With Bird now retired, Taurasi steps up as the solo leader of the team. Coach Reeve is confident in her abilities. “I like to call it a rabbit, if you will, that younger players need someone to chase in terms of how you do things. And D has been always at the top,” Reeve said.

Reflecting on her journey, Taurasi noted, “You know, I think back on how I was when I was 25 and how I am now. I’m much calmer. So, I guess that’s the lesson of getting older is you’re a little bit more calm, and I think that just comes with leaning on that experience. And the only reason I’m playing right now is because I have two kids. Because they’ve made me better, focused on the things I need to get done to make sure I go home and be the person I want to be.”
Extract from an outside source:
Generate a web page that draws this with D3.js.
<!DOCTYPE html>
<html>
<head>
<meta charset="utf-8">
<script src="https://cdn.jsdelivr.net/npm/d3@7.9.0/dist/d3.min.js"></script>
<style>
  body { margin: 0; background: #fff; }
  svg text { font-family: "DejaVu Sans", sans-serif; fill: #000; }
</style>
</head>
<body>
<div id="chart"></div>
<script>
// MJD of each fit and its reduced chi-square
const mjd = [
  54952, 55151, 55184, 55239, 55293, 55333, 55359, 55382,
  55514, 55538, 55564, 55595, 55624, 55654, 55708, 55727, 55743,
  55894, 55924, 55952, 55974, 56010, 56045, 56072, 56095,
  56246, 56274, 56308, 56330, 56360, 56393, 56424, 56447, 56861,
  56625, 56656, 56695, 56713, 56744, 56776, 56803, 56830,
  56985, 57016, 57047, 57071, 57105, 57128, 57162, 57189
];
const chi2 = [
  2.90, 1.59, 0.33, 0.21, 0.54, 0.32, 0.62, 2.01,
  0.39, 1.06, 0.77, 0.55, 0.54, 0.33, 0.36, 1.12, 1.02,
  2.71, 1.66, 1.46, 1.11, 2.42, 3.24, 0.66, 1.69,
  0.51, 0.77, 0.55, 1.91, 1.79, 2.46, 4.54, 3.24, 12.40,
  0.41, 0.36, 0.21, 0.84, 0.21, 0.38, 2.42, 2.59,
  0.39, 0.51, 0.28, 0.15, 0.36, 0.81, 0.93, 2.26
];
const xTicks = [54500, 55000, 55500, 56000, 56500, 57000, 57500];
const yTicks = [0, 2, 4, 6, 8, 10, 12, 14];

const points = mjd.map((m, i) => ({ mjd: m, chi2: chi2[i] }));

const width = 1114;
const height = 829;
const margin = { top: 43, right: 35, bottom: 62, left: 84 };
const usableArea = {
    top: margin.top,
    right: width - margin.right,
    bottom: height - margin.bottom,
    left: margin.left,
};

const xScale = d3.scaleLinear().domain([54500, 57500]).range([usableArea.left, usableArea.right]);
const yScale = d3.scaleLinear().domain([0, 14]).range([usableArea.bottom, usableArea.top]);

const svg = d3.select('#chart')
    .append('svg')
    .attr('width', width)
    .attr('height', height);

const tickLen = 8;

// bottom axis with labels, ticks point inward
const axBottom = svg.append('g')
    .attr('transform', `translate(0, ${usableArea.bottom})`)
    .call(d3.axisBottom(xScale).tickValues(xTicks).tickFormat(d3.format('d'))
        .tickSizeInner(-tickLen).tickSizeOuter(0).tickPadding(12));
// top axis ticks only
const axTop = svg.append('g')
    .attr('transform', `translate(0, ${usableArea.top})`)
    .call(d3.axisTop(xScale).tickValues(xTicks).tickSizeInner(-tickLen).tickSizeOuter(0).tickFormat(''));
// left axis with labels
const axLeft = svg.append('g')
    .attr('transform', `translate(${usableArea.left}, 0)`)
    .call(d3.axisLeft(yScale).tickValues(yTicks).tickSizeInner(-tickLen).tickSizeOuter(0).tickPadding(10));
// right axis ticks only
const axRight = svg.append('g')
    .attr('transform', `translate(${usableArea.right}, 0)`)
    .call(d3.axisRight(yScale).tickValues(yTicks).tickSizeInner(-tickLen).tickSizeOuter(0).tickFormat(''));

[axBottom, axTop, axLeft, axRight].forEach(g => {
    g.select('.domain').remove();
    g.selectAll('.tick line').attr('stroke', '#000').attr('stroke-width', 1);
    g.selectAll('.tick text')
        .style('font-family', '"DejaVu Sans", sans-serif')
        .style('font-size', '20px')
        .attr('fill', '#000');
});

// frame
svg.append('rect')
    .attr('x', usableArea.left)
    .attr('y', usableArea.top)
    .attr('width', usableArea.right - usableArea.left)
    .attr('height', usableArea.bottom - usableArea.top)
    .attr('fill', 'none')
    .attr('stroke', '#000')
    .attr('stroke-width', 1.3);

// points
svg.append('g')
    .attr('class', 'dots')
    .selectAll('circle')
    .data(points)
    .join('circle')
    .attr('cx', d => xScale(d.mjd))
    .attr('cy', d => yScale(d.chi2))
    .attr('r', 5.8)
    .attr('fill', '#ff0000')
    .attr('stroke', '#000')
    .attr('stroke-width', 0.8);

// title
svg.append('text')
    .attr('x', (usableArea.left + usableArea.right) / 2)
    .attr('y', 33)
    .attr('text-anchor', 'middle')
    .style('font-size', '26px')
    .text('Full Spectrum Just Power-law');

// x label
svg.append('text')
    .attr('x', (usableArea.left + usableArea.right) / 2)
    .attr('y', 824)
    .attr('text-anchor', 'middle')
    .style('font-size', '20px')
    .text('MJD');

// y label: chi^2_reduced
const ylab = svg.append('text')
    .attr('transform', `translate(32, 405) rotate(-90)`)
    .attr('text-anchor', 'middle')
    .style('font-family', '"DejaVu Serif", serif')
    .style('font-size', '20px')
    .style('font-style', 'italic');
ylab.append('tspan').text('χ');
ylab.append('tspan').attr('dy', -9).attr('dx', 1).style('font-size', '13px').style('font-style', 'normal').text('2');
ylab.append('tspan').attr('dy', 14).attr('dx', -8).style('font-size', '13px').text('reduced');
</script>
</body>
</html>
A calm presence will be vital as Team USA aims for an eighth consecutive gold medal. “It takes a lot of sacrifice. It takes a lot of heart. There’s something about putting this jersey on that brings the best out of you as a teammate, as an athlete, as a coach. And those things aren’t easy. And we’re going to try to do it again,” Taurasi emphasized.

Should she help Team USA clinch victory, Taurasi will make history with the most gold medals of any basketball player.

A defining moment from her freshman year at UConn has stayed with her. Coach Geno Auriemma called her into his office after two seniors were injured. “He tells me, ‘There’s no age to be great.’ So now, being 41, I tell myself all the time, ‘There is no age to be great,’” Taurasi recalled. “So here we are.”